概要
HI-TECH C は、HI-TECH SoftWare社の C コンパイラです。幾つかの CPU 用のものがありますが、これらのルーツともいえる Z80 CP/M 版が今ではフリーソフトとして配布されています。これと CP/M エミュレータを併用すれば、Z80 をターゲットとする C 言語+アセンブラの手軽なクロス開発環境が手に入ります。
(2012/10追記) HI-TECH Software 社はマイクロチップ社に買収され、HI-TECH C は PIC 専用コンパイラになってしまったようです。Z80版も本家からはダウンロードできなくなっています。下記は Walnut Creek CP/M CD-ROM online 中のものです。
HI-TECH Z80 CP/M C Compiler
上のページから、z80v309.exe(DOS の自己解凍ファイル)をダウンロードして適当なディレクトリに展開すれば、そこでコンパイルができるようになります。
CPM.EXE の DOS 版では、このように HI-TECH C のディレクトリで作業せざるを得ませんが、Win32 版では別のソースディレクトリ上で作業することができるようになりました。また DOS/UNIX と同様に make ユーティリティと併用して「make 一発」でアプリケーションをビルドすることもできます。
このページでは、Win32 版で快適なコンパイル環境を構築する方法を紹介します。
環境設定
まず CPM.EXE を、PATH の通ったディレクトリに置いておきます。例えば C:\bin に他の Win32 コマンドラインツールと一緒においておくのが良いでしょう。
次に、HI-TECH C を展開するディレクトリ(例えば C:\bin\cpm\hitech)を作成し、そこでダウンロードした z80v309.exe を実行します。中身はカレントディレクトリに展開されます。このディレクトリを環境変数 CPMPATH で指定するサーチパスに加えます。
これで、どのディレクトリからでも、以下のように HI-TECH C コンパイラを実行できるようになります。
cpm c hello.c
なお、DOS 版 CPM.EXE では、ソースファイルに最後に 1Ah(^Z)を入れて置かないとコンパイルエラーになってしまう場合がありましたが、Win32 版ではその必要はありません。

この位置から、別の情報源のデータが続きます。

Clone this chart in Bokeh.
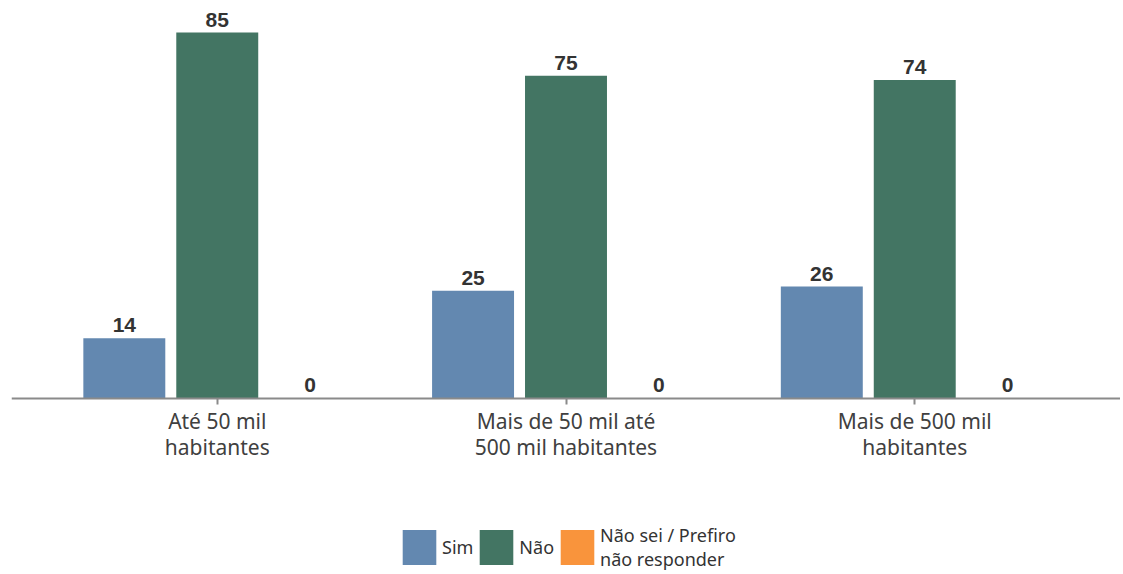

ファイル読み出し時、最後のレコードが 128 バイトに満たない場合、自動的に 1Ah を補うようになりました。
$EXEC.COM にパッチを当てる
HI-TECH C 80 でコンパイルしたプログラムは CPM.EXE の -h オプションつきで実行することで終了コードを返すことができます。 これは HI-TECH C 80 プリプロセッサ (CPP.COM) やコンパイラ本体 (CGEN.COM) リンカ (LINK.COM) も同じです。
しかし、残念なことにコンパイラドライバ (C.COM) は、いつでも成功 0 しか返しません。このため Makefile 中で cpm -h c prog.c などとした場合、コンパイルエラーが起こっても make を中断することができませんでした。
そこで、C.COM から呼ばれて実際にプリプロセッサ・コンパイラ本体・リンカ等を実行する $EXEC.COM にパッチをあて、終了コード領域をクリアしないようにします。具体的には $EXEC.COM の 1BBh バイト目から3バイトを 00h (NOP) にします。
バイナリエディタをお持ちならそれを使うのが簡単ですが、なければ ZSID や DDT とCPM.EXE に付属の RCCP を使ってパッチを当てることもできます。
なお、CPM.EXE には、ZSID と RCCP を使って上記パッチを当てるための入力ファイル patch$exec.txt も同梱しています。これを使用する場合は以下のように入力をリダイレクトします。
cpm rccp <patch$exec.txt
make を使う
まず、未だ持っていないなら Win32 用 make ユーティリティを入手します。大抵の場合 C コンパイラに付属していると思います。VC++ 付属の make は nmake という名前です。
後は以下のような定義を追加した Makefile を作成すれば make 一発で Z80 プログラムをビルドできます。
.SUFFIXES: .c .obj .as .lib LIBR = cpm -h libr AS = cpm -h zas CC = cpm -h c LINK = cpm -h link OBJHEX = cpm -h objtohex CFLAGS = -O -x AFLAGS = -j .c.obj: $(CC) $(CFLAGS) -c $*.c .as.obj: $(AS) $(ASFLAGS) $*.as
CPM.EXE に同梱のユーティリティ(RCCP と 4Gclock)も、アセンブラのプログラムですが make 一発でビルドできます。 配布セットの utl ディレクトリで make (または nmake)してください。